Material:
--- --- ---
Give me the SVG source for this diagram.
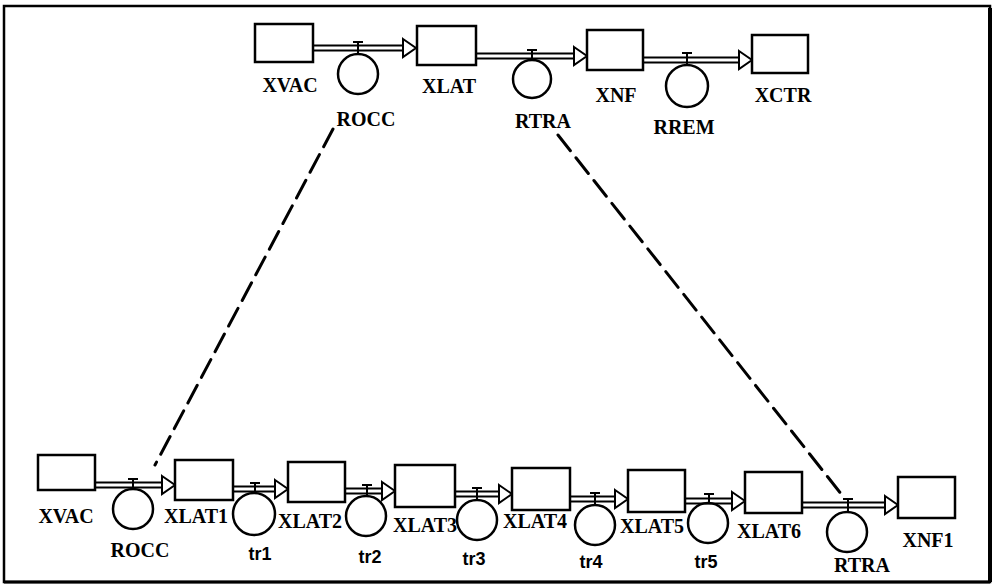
<svg xmlns="http://www.w3.org/2000/svg" width="999" height="585" viewBox="0 0 999 585">
<style>
.box{fill:#fff;stroke:#000;stroke-width:2.5}
.valve{fill:none;stroke:#000;stroke-width:2.5}
.tee{fill:none;stroke:#000;stroke-width:2}
.lbl{font-family:"Liberation Serif",serif;font-weight:bold;font-size:20px;text-anchor:middle;fill:#000}
.sml{font-family:"Liberation Sans",sans-serif;font-weight:bold;font-size:18px;text-anchor:middle;fill:#000}
.pipeO{stroke:#000;stroke-width:7;fill:none}
.pipeI{stroke:#fff;stroke-width:3;fill:none}
.head{fill:#fff;stroke:#000;stroke-width:2;stroke-linejoin:miter}
.dash{stroke:#000;stroke-width:3;fill:none;stroke-dasharray:20 9;stroke-linecap:round}
</style>
<rect width="999" height="585" fill="#fff"/>
<rect x="4" y="6" width="986" height="576" fill="none" stroke="#000" stroke-width="2.5"/>
<line x1="990" y1="8" x2="990" y2="582" stroke="#000" stroke-width="4"/>
<line x1="4" y1="582" x2="990" y2="582" stroke="#000" stroke-width="3"/>

<g id="connectors">
  <!-- top flows -->
  <path class="pipeO" d="M313 48H404"/><path class="pipeI" d="M313 48H405"/>
  <polygon class="head" points="403,39 416,48 403,57"/>
  <path class="pipeO" d="M476 56H575"/><path class="pipeI" d="M476 56H576"/>
  <polygon class="head" points="574,47 587,56 574,65"/>
  <path class="pipeO" d="M643 60H740"/><path class="pipeI" d="M643 60H741"/>
  <polygon class="head" points="739,51 752,60 739,69"/>
  <!-- bottom flows -->
  <path class="pipeO" d="M95 485H163"/><path class="pipeI" d="M95 485H164"/>
  <polygon class="head" points="162,476 175,485 162,494"/>
  <path class="pipeO" d="M233 489H276"/><path class="pipeI" d="M233 489H277"/>
  <polygon class="head" points="275,480 288,489 275,498"/>
  <path class="pipeO" d="M345 491H383"/><path class="pipeI" d="M345 491H384"/>
  <polygon class="head" points="382,482 395,491 382,500"/>
  <path class="pipeO" d="M455 494H500"/><path class="pipeI" d="M455 494H501"/>
  <polygon class="head" points="499,485 512,494 499,503"/>
  <path class="pipeO" d="M570 499H616"/><path class="pipeI" d="M570 499H617"/>
  <polygon class="head" points="615,490 628,499 615,508"/>
  <path class="pipeO" d="M685 501H733"/><path class="pipeI" d="M685 501H734"/>
  <polygon class="head" points="732,492 745,501 732,510"/>
  <path class="pipeO" d="M802 505H886"/><path class="pipeI" d="M802 505H887"/>
  <polygon class="head" points="885,496 898,505 885,514"/>
  <!-- dashed links -->
  <line class="dash" x1="333" y1="129" x2="155" y2="465"/>
  <line class="dash" x1="558" y1="135" x2="842" y2="495"/>
</g>

<!-- top row stocks -->
<g id="XVAC_top"><rect class="box" x="255" y="24" width="58" height="38"/><text class="lbl" x="290" y="92">XVAC</text></g>
<g id="XLAT_top"><rect class="box" x="417" y="26" width="59" height="39"/><text class="lbl" x="449" y="93">XLAT</text></g>
<g id="XNF_top"><rect class="box" x="587" y="30" width="56" height="40"/><text class="lbl" x="616" y="102">XNF</text></g>
<g id="XCTR_top"><rect class="box" x="752" y="35" width="56" height="38"/><text class="lbl" x="783" y="102">XCTR</text></g>

<!-- top row rates -->
<g id="ROCC_top"><path class="tee" d="M353 42H363M358 42V54"/><circle class="valve" cx="358" cy="74" r="20"/><text class="lbl" x="366" y="126">ROCC</text></g>
<g id="RTRA_top"><path class="tee" d="M527 50H537M532 50V60"/><circle class="valve" cx="532" cy="79" r="19"/><text class="lbl" x="543" y="128">RTRA</text></g>
<g id="RREM_top"><path class="tee" d="M682 53H692M687 53V65"/><circle class="valve" cx="687" cy="86" r="21"/><text class="lbl" x="684" y="134">RREM</text></g>

<!-- bottom row stocks -->
<g id="XVAC_bot"><rect class="box" x="38" y="455" width="57" height="35"/><text class="lbl" x="66" y="523">XVAC</text></g>
<g id="XLAT1"><rect class="box" x="175" y="460" width="58" height="40"/><text class="lbl" x="196" y="523">XLAT1</text></g>
<g id="XLAT2"><rect class="box" x="288" y="462" width="57" height="40"/><text class="lbl" x="310" y="528">XLAT2</text></g>
<g id="XLAT3"><rect class="box" x="395" y="465" width="60" height="42"/><text class="lbl" x="425" y="532">XLAT3</text></g>
<g id="XLAT4"><rect class="box" x="512" y="468" width="58" height="42"/><text class="lbl" x="535" y="528">XLAT4</text></g>
<g id="XLAT5"><rect class="box" x="628" y="470" width="57" height="42"/><text class="lbl" x="652" y="533">XLAT5</text></g>
<g id="XLAT6"><rect class="box" x="745" y="472" width="57" height="41"/><text class="lbl" x="769" y="538">XLAT6</text></g>
<g id="XNF1"><rect class="box" x="898" y="477" width="57" height="41"/><text class="lbl" x="928" y="547">XNF1</text></g>

<!-- bottom row rates -->
<g id="ROCC_bot"><path class="tee" d="M128 479H138M133 479V489"/><circle class="valve" cx="133" cy="509" r="20"/><text class="lbl" x="140" y="557">ROCC</text></g>
<g id="tr1"><path class="tee" d="M250 483H260M255 483V493"/><circle class="valve" cx="254" cy="514" r="21"/><text class="sml" x="260" y="560">tr1</text></g>
<g id="tr2"><path class="tee" d="M362 485H372M367 485V496"/><circle class="valve" cx="366" cy="516" r="20"/><text class="sml" x="370" y="563">tr2</text></g>
<g id="tr3"><path class="tee" d="M472 488H482M477 488V500"/><circle class="valve" cx="477" cy="520" r="20"/><text class="sml" x="474" y="565">tr3</text></g>
<g id="tr4"><path class="tee" d="M590 493H600M595 493V505"/><circle class="valve" cx="595" cy="525" r="20"/><text class="sml" x="591" y="568">tr4</text></g>
<g id="tr5"><path class="tee" d="M704 494H714M709 494V503"/><circle class="valve" cx="708" cy="523" r="20"/><text class="sml" x="706" y="568">tr5</text></g>
<g id="RTRA_bot"><path class="tee" d="M843 499H853M848 499V512"/><circle class="valve" cx="847" cy="532" r="20"/><text class="lbl" x="862" y="572">RTRA</text></g>
</svg>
--- --- ---
Work to be completed: Omit any images, then output the listing exactly.

Exercise solution:
Give me the SVG source for this diagram.
<svg xmlns="http://www.w3.org/2000/svg" width="999" height="585" viewBox="0 0 999 585">
<style>
.box{fill:#fff;stroke:#000;stroke-width:2.5}
.valve{fill:none;stroke:#000;stroke-width:2.5}
.tee{fill:none;stroke:#000;stroke-width:2}
.lbl{font-family:"Liberation Serif",serif;font-weight:bold;font-size:20px;text-anchor:middle;fill:#000}
.sml{font-family:"Liberation Sans",sans-serif;font-weight:bold;font-size:18px;text-anchor:middle;fill:#000}
.pipeO{stroke:#000;stroke-width:7;fill:none}
.pipeI{stroke:#fff;stroke-width:3;fill:none}
.head{fill:#fff;stroke:#000;stroke-width:2;stroke-linejoin:miter}
.dash{stroke:#000;stroke-width:3;fill:none;stroke-dasharray:20 9;stroke-linecap:round}
</style>
<rect width="999" height="585" fill="#fff"/>
<rect x="4" y="6" width="986" height="576" fill="none" stroke="#000" stroke-width="2.5"/>
<line x1="990" y1="8" x2="990" y2="582" stroke="#000" stroke-width="4"/>
<line x1="4" y1="582" x2="990" y2="582" stroke="#000" stroke-width="3"/>

<g id="connectors">
  <!-- top flows -->
  <path class="pipeO" d="M313 48H404"/><path class="pipeI" d="M313 48H405"/>
  <polygon class="head" points="403,39 416,48 403,57"/>
  <path class="pipeO" d="M476 56H575"/><path class="pipeI" d="M476 56H576"/>
  <polygon class="head" points="574,47 587,56 574,65"/>
  <path class="pipeO" d="M643 60H740"/><path class="pipeI" d="M643 60H741"/>
  <polygon class="head" points="739,51 752,60 739,69"/>
  <!-- bottom flows -->
  <path class="pipeO" d="M95 485H163"/><path class="pipeI" d="M95 485H164"/>
  <polygon class="head" points="162,476 175,485 162,494"/>
  <path class="pipeO" d="M233 489H276"/><path class="pipeI" d="M233 489H277"/>
  <polygon class="head" points="275,480 288,489 275,498"/>
  <path class="pipeO" d="M345 491H383"/><path class="pipeI" d="M345 491H384"/>
  <polygon class="head" points="382,482 395,491 382,500"/>
  <path class="pipeO" d="M455 494H500"/><path class="pipeI" d="M455 494H501"/>
  <polygon class="head" points="499,485 512,494 499,503"/>
  <path class="pipeO" d="M570 499H616"/><path class="pipeI" d="M570 499H617"/>
  <polygon class="head" points="615,490 628,499 615,508"/>
  <path class="pipeO" d="M685 501H733"/><path class="pipeI" d="M685 501H734"/>
  <polygon class="head" points="732,492 745,501 732,510"/>
  <path class="pipeO" d="M802 505H886"/><path class="pipeI" d="M802 505H887"/>
  <polygon class="head" points="885,496 898,505 885,514"/>
  <!-- dashed links -->
  <line class="dash" x1="333" y1="129" x2="155" y2="465"/>
  <line class="dash" x1="558" y1="135" x2="842" y2="495"/>
</g>

<!-- top row stocks -->
<g id="XVAC_top"><rect class="box" x="255" y="24" width="58" height="38"/><text class="lbl" x="290" y="92">XVAC</text></g>
<g id="XLAT_top"><rect class="box" x="417" y="26" width="59" height="39"/><text class="lbl" x="449" y="93">XLAT</text></g>
<g id="XNF_top"><rect class="box" x="587" y="30" width="56" height="40"/><text class="lbl" x="616" y="102">XNF</text></g>
<g id="XCTR_top"><rect class="box" x="752" y="35" width="56" height="38"/><text class="lbl" x="783" y="102">XCTR</text></g>

<!-- top row rates -->
<g id="ROCC_top"><path class="tee" d="M353 42H363M358 42V54"/><circle class="valve" cx="358" cy="74" r="20"/><text class="lbl" x="366" y="126">ROCC</text></g>
<g id="RTRA_top"><path class="tee" d="M527 50H537M532 50V60"/><circle class="valve" cx="532" cy="79" r="19"/><text class="lbl" x="543" y="128">RTRA</text></g>
<g id="RREM_top"><path class="tee" d="M682 53H692M687 53V65"/><circle class="valve" cx="687" cy="86" r="21"/><text class="lbl" x="684" y="134">RREM</text></g>

<!-- bottom row stocks -->
<g id="XVAC_bot"><rect class="box" x="38" y="455" width="57" height="35"/><text class="lbl" x="66" y="523">XVAC</text></g>
<g id="XLAT1"><rect class="box" x="175" y="460" width="58" height="40"/><text class="lbl" x="196" y="523">XLAT1</text></g>
<g id="XLAT2"><rect class="box" x="288" y="462" width="57" height="40"/><text class="lbl" x="310" y="528">XLAT2</text></g>
<g id="XLAT3"><rect class="box" x="395" y="465" width="60" height="42"/><text class="lbl" x="425" y="532">XLAT3</text></g>
<g id="XLAT4"><rect class="box" x="512" y="468" width="58" height="42"/><text class="lbl" x="535" y="528">XLAT4</text></g>
<g id="XLAT5"><rect class="box" x="628" y="470" width="57" height="42"/><text class="lbl" x="652" y="533">XLAT5</text></g>
<g id="XLAT6"><rect class="box" x="745" y="472" width="57" height="41"/><text class="lbl" x="769" y="538">XLAT6</text></g>
<g id="XNF1"><rect class="box" x="898" y="477" width="57" height="41"/><text class="lbl" x="928" y="547">XNF1</text></g>

<!-- bottom row rates -->
<g id="ROCC_bot"><path class="tee" d="M128 479H138M133 479V489"/><circle class="valve" cx="133" cy="509" r="20"/><text class="lbl" x="140" y="557">ROCC</text></g>
<g id="tr1"><path class="tee" d="M250 483H260M255 483V493"/><circle class="valve" cx="254" cy="514" r="21"/><text class="sml" x="260" y="560">tr1</text></g>
<g id="tr2"><path class="tee" d="M362 485H372M367 485V496"/><circle class="valve" cx="366" cy="516" r="20"/><text class="sml" x="370" y="563">tr2</text></g>
<g id="tr3"><path class="tee" d="M472 488H482M477 488V500"/><circle class="valve" cx="477" cy="520" r="20"/><text class="sml" x="474" y="565">tr3</text></g>
<g id="tr4"><path class="tee" d="M590 493H600M595 493V505"/><circle class="valve" cx="595" cy="525" r="20"/><text class="sml" x="591" y="568">tr4</text></g>
<g id="tr5"><path class="tee" d="M704 494H714M709 494V503"/><circle class="valve" cx="708" cy="523" r="20"/><text class="sml" x="706" y="568">tr5</text></g>
<g id="RTRA_bot"><path class="tee" d="M843 499H853M848 499V512"/><circle class="valve" cx="847" cy="532" r="20"/><text class="lbl" x="862" y="572">RTRA</text></g>
</svg>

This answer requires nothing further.